Managing your business
Designing the business
In the same way the idea is meticulously designed, then the business must also add value and continuity by being ‘designed’ in every aspect too. Designing the business becomes a crucial management task, especially in formative years.
This means not just good looking letterheads, although important, but everything the business ‘is’ and ‘does’ influences the way people perceive it. For the uninitiated, this is an area of marketing theory worth learning a little about.
Operational procedures, logistics, costing systems, pricing systems, accounting processes, product development, marketing and sales methodologies and customer service policies are all contributors to reputation and perception. Typically they define the ‘customer experience’ and ultimately determine if it’s good, bad, fair, reasonable, diligent, caring and worthy of recommendation to another potential customer.

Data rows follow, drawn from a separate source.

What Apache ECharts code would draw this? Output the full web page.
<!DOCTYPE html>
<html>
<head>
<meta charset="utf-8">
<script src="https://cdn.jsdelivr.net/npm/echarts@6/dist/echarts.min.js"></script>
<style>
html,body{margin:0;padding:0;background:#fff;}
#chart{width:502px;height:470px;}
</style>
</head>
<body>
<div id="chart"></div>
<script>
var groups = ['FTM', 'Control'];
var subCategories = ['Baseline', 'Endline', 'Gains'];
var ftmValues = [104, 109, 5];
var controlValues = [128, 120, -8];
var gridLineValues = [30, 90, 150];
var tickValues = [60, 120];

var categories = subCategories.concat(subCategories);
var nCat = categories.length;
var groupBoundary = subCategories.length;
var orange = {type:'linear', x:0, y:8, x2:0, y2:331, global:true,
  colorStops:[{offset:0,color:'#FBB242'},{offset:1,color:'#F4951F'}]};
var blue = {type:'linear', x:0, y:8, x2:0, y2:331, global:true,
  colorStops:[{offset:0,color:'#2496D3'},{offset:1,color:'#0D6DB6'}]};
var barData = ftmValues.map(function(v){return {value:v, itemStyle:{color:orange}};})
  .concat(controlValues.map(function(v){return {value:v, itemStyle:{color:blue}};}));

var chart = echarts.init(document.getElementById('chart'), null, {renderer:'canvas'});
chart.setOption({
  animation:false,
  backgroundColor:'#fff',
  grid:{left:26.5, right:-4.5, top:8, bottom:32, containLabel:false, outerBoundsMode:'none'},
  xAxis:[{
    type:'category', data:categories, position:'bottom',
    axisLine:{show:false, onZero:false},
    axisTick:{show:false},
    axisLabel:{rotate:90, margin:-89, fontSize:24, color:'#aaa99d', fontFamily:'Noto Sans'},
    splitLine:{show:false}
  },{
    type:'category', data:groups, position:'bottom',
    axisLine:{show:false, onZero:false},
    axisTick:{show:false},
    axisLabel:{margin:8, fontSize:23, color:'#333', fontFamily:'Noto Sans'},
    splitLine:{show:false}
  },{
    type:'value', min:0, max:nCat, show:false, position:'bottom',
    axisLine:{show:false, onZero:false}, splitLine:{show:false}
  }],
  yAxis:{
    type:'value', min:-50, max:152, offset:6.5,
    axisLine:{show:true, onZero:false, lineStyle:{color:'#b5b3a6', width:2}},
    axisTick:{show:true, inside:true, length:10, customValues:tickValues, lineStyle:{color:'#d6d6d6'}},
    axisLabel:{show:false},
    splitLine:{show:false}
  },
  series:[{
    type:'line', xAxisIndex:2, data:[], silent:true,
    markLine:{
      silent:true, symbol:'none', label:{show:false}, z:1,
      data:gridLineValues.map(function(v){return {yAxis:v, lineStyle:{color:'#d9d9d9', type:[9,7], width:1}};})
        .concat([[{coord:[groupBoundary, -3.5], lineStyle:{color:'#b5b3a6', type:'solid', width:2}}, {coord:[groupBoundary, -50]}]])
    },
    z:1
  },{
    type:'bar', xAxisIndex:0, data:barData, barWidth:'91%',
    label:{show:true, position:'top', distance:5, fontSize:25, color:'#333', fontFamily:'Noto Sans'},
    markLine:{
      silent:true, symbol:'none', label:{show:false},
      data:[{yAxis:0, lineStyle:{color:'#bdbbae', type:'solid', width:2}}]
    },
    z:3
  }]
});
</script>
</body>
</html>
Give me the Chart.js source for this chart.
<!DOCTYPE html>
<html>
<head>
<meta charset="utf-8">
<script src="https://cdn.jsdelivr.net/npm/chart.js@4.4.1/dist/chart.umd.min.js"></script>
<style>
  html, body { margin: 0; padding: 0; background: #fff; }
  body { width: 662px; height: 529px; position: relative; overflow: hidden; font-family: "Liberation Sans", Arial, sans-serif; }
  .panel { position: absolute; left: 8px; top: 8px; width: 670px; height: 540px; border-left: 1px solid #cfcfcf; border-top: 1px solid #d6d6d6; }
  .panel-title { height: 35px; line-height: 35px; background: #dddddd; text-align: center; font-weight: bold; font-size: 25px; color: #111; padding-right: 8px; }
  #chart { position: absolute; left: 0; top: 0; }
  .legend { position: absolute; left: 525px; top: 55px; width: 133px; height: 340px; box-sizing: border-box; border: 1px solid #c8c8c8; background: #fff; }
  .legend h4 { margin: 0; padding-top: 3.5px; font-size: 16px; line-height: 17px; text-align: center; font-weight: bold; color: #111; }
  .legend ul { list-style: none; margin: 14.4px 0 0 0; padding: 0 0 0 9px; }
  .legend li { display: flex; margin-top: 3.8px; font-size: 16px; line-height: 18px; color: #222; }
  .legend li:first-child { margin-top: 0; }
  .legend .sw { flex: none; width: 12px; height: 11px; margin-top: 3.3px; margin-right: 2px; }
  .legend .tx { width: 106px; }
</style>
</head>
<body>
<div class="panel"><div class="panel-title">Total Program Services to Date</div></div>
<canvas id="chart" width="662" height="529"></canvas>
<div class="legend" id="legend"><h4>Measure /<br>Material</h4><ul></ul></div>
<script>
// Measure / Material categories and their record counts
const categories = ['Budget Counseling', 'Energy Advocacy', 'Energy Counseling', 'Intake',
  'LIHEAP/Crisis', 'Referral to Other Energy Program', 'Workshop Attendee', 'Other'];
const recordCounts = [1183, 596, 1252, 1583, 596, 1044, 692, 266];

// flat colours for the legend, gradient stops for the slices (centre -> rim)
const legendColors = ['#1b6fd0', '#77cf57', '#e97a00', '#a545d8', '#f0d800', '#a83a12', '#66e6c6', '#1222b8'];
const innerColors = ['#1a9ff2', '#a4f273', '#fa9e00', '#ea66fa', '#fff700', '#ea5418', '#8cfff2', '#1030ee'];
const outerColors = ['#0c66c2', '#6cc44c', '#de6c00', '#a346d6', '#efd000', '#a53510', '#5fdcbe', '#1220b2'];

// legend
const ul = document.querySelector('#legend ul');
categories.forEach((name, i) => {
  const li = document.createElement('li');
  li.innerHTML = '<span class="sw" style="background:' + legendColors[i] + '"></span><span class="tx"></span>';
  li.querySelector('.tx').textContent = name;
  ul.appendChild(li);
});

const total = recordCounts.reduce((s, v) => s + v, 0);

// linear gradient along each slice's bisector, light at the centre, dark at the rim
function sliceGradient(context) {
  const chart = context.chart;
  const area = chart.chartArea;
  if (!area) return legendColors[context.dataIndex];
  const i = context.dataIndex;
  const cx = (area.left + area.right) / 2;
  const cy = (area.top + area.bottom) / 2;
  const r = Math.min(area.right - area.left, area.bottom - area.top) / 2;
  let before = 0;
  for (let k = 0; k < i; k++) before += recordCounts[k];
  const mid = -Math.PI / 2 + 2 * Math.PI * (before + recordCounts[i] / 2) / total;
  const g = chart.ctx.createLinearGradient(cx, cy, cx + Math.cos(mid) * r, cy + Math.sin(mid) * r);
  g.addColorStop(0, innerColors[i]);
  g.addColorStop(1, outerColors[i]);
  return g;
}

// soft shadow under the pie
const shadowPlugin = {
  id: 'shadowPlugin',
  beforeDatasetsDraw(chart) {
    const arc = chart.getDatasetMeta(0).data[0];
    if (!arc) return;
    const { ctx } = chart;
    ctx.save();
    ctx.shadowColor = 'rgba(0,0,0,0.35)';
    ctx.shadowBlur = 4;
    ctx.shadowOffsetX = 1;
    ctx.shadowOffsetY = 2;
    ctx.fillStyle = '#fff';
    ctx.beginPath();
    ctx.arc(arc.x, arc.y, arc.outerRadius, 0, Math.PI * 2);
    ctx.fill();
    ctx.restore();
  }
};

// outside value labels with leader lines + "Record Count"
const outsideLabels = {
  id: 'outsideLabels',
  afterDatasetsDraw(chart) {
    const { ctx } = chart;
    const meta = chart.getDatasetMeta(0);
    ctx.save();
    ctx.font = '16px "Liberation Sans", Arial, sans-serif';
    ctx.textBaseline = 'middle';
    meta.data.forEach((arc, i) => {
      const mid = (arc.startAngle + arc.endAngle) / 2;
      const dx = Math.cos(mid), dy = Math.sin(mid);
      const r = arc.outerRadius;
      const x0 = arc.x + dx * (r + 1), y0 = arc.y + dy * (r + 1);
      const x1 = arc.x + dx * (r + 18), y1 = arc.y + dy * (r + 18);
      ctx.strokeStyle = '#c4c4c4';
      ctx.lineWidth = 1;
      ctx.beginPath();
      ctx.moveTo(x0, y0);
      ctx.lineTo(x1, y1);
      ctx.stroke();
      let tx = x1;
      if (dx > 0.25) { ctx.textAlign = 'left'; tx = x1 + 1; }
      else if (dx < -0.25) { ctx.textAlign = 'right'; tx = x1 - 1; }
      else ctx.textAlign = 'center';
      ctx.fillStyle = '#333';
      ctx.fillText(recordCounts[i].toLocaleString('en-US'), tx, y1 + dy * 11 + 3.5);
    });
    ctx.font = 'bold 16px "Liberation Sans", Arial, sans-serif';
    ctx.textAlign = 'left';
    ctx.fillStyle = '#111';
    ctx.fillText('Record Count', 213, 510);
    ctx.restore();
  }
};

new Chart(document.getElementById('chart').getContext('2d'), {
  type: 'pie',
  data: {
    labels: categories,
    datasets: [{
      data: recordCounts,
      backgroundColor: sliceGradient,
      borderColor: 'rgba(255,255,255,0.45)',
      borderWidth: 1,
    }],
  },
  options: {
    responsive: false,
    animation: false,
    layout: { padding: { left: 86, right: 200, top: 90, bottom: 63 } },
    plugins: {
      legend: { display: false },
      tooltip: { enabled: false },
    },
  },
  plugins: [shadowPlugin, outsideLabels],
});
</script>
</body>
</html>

Apart from obvious efficiency benefits, the way your business runs and the style in which you design its systems and policies should lead to just one aim – more customers.
For the creative enterprise there are very few fixed rules, and certainly fewer industry models on which to design your business. Common sense and self-experience are surprisingly reliable policy benchmarks.
Putting this together on a day-to-day basis means that decisions should be measured against an overriding policy objective, or in business terms, a mission statement. Your objective may be something like; ‘create a business that best represents the idea in its holistic form’. If this context is kept clearly in mind much of the stress from conflicting demands on time over creativity and business can be lessened, because they can be one and the same.